Some studies suggest this constant questioning of authenticity contributes to what researchers have called “the paradox of social media connection.” A 2021 study published in the Journal of Social and Personal Relationships found that despite increased digital connectivity, many users experience what the researchers termed “social media-induced loneliness.”

“The more time people spend curating and consuming highly edited versions of others’ lives, the more they report feeling disconnected from authentic social experiences,” notes Dr.
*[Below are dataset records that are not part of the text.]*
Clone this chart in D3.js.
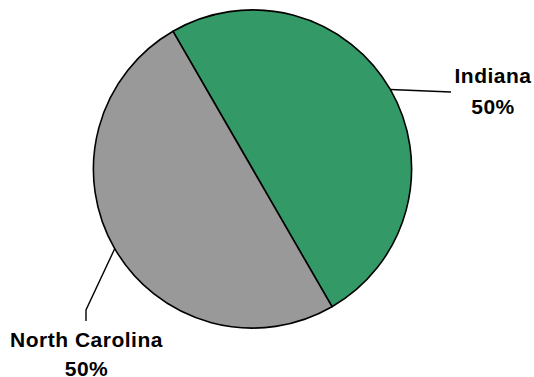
<!DOCTYPE html>
<html>
<head>
<meta charset="utf-8">
<script src="https://cdn.jsdelivr.net/npm/d3@7"></script>
<style>
  html, body { margin: 0; padding: 0; background: #fff; }
  svg { display: block; }
  .lbl { font-family: "Liberation Sans", Arial, sans-serif; font-weight: bold; font-size: 21px; letter-spacing: 0.5px; fill: #000; }
</style>
</head>
<body>
<svg id="chart" width="534" height="377"></svg>
<script>
// Share of sites by state
const categories = ["Indiana", "North Carolina"];
const values = [50, 50];
const colors = ["#339966", "#999999"];

const W = 534, H = 377;
const cx = 252.5, cy = 169, R = 159;

const svg = d3.select("#chart");
const g = svg.append("g").attr("transform", `translate(${cx},${cy})`);

const pie = d3.pie().sort(null)
  .startAngle(-Math.PI / 6)
  .endAngle(2 * Math.PI - Math.PI / 6);
const arcs = pie(values);
const arc = d3.arc().innerRadius(0).outerRadius(R);

g.selectAll("path.slice")
  .data(arcs)
  .join("path")
  .attr("class", "slice")
  .attr("d", arc)
  .attr("fill", (d, i) => colors[i])
  .attr("stroke", "#000")
  .attr("stroke-width", 1.6)
  .attr("stroke-linejoin", "round");

const total = d3.sum(values);
const pct = v => Math.round(v / total * 100) + "%";

// Label placement: leader runs from the slice edge to the label
const labelSpec = [
  { x: 493, y: 82.5, gap: 31, leader: [[451, 92]] },
  { x: 86.5, y: 347, gap: 28.5, leader: [[86, 310], [86, 321]] }
];

arcs.forEach((d, i) => {
  const mid = (d.startAngle + d.endAngle) / 2;
  const ex = cx + Math.sin(mid) * R;
  const ey = cy - Math.cos(mid) * R;
  const spec = labelSpec[i];
  const pts = [[ex, ey]].concat(spec.leader);
  svg.append("path")
    .attr("d", d3.line()(pts))
    .attr("fill", "none")
    .attr("stroke", "#000")
    .attr("stroke-width", 1.4);

  const t = svg.append("text")
    .attr("class", "lbl")
    .attr("text-anchor", "middle")
    .attr("x", spec.x)
    .attr("y", spec.y);
  t.append("tspan").attr("x", spec.x).text(categories[i]);
  t.append("tspan").attr("x", spec.x).attr("dy", spec.gap).text(pct(d.value));
});
</script>
</body>
</html>
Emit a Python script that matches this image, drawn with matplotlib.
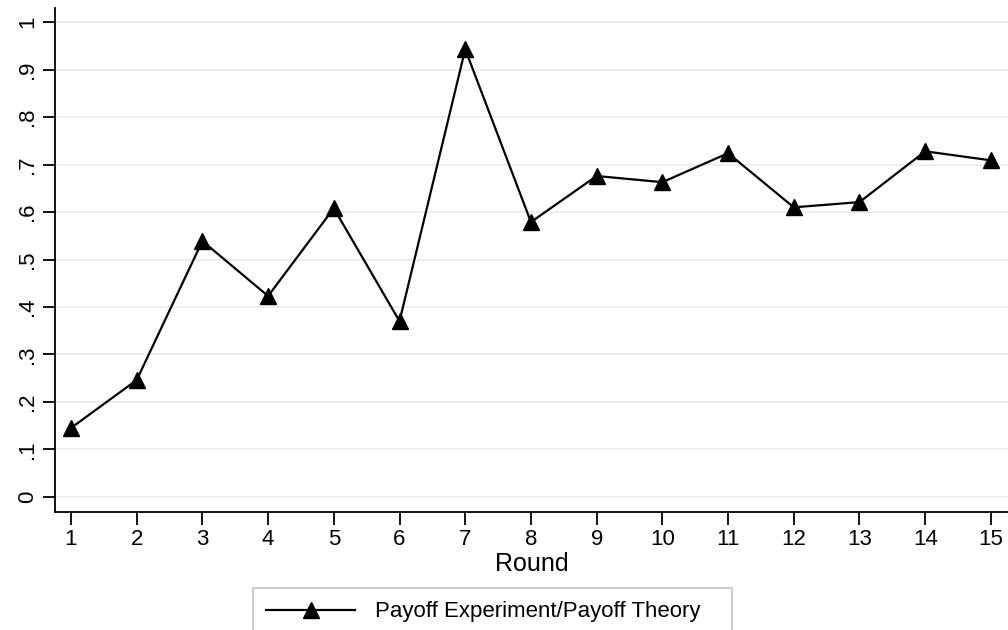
import matplotlib.pyplot as plt

plt.rcParams['font.family'] = ['Liberation Sans', 'DejaVu Sans']

rounds = list(range(1, 16))
ratio = [0.145, 0.246, 0.539, 0.423, 0.608, 0.370, 0.943, 0.579,
         0.676, 0.663, 0.724, 0.610, 0.621, 0.728, 0.709]
yticks = [0, 0.1, 0.2, 0.3, 0.4, 0.5, 0.6, 0.7, 0.8, 0.9, 1.0]
ylabels = ["0", ".1", ".2", ".3", ".4", ".5", ".6", ".7", ".8", ".9", "1"]
series_label = "Payoff Experiment/Payoff Theory"

fig = plt.figure(figsize=(10.08, 6.3), dpi=100)
ax = fig.add_axes([55 / 1008, 118 / 630, 953 / 1008, 504 / 630])

ax.plot(rounds, ratio, color="black", lw=1.6, marker="^", ms=11,
        mfc="black", mec="black", label=series_label, zorder=3)

ax.set_xlim(0.757, 15.26)
ax.set_ylim(-0.032, 1.03)
ax.set_xticks(rounds)
ax.set_yticks(yticks)
ax.set_yticklabels(ylabels, rotation=90, va="center")
ax.tick_params(axis="both", labelsize=16, length=9, width=1.3, color="black")
ax.tick_params(axis="x", pad=3)
ax.tick_params(axis="y", pad=3)
ax.grid(axis="y", color="#e8f0f2", lw=1.5, zorder=0)
ax.set_axisbelow(True)
for s in ["top", "right"]:
    ax.spines[s].set_visible(False)
for s in ["left", "bottom"]:
    ax.spines[s].set_linewidth(1.3)
ax.set_xlabel("Round", fontsize=18, labelpad=2)

leg = fig.legend(loc="upper left", bbox_to_anchor=(253 / 1008, 0, 479 / 1008, 42 / 630),
                 mode="expand", fontsize=16, handlelength=4.0, handletextpad=0.9,
                 borderpad=0.6, borderaxespad=0, fancybox=False, frameon=True)
leg.get_frame().set_edgecolor("#b4b4b4")
leg.get_frame().set_linewidth(1.2)

fig.savefig("out.png", dpi=100)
Sherry Turkle, MIT professor and author of “Reclaiming Conversation: The Power of Talk in a Digital Age.” “We’re seeing a generation that is technically more connected than ever, yet increasingly reports feelings of isolation.”

Beyond Curated Authenticity

As consumers and audiences, perhaps our path forward involves redefining what we mean by authenticity altogether. True authenticity might not be about revealing everything or being relatable to everyone — it might be about consistency between values and actions, regardless of how that appears.
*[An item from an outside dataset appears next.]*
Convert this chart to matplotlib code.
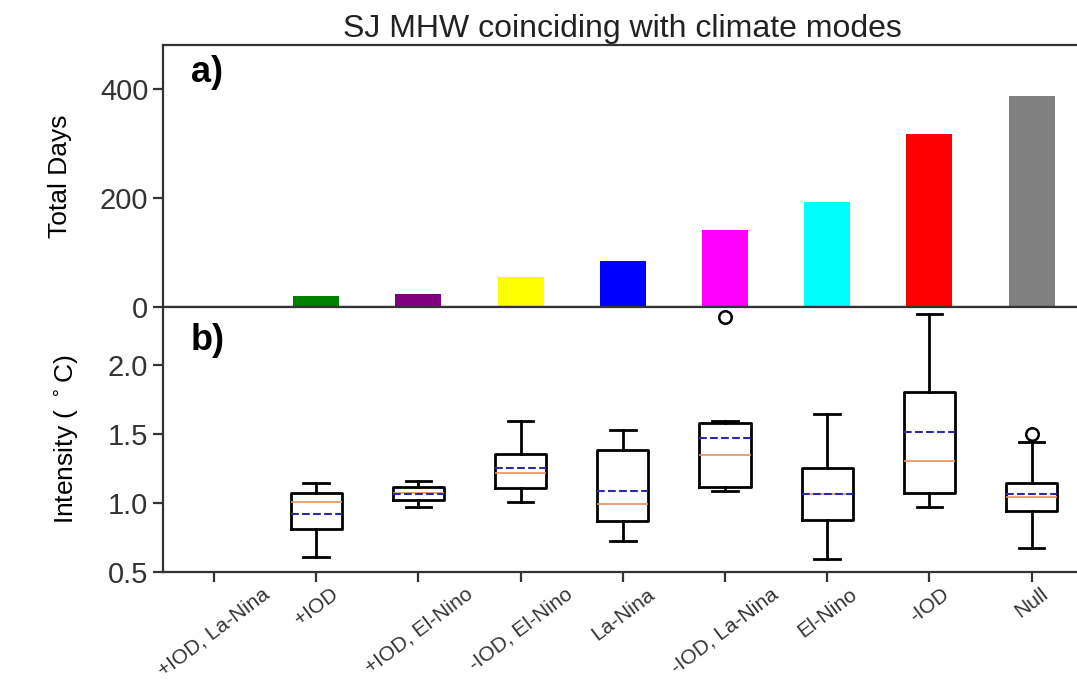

For creators and brands, the most genuinely authentic approach might be to stop chasing authenticity as a marketing strategy altogether. Paradoxically, this could mean embracing certain levels of polish and curation rather than pretending they don’t exist.

What feels most refreshing now isn’t content that tries desperately to convince us of its realness, but content that respects our intelligence enough not to make claims about its authenticity at all.

And maybe there’s something liberating in acknowledging that all media is constructed to some degree. The question isn’t whether something is 100% authentic — nothing mediated through screens ever could be — but whether it offers something of genuine value, connection, or insight.

Because ultimately, what we’re seeking isn’t just authenticity for its own sake, but the human connection that authenticity once promised to deliver. And that might require something more nuanced than relatability, and more genuine than performance.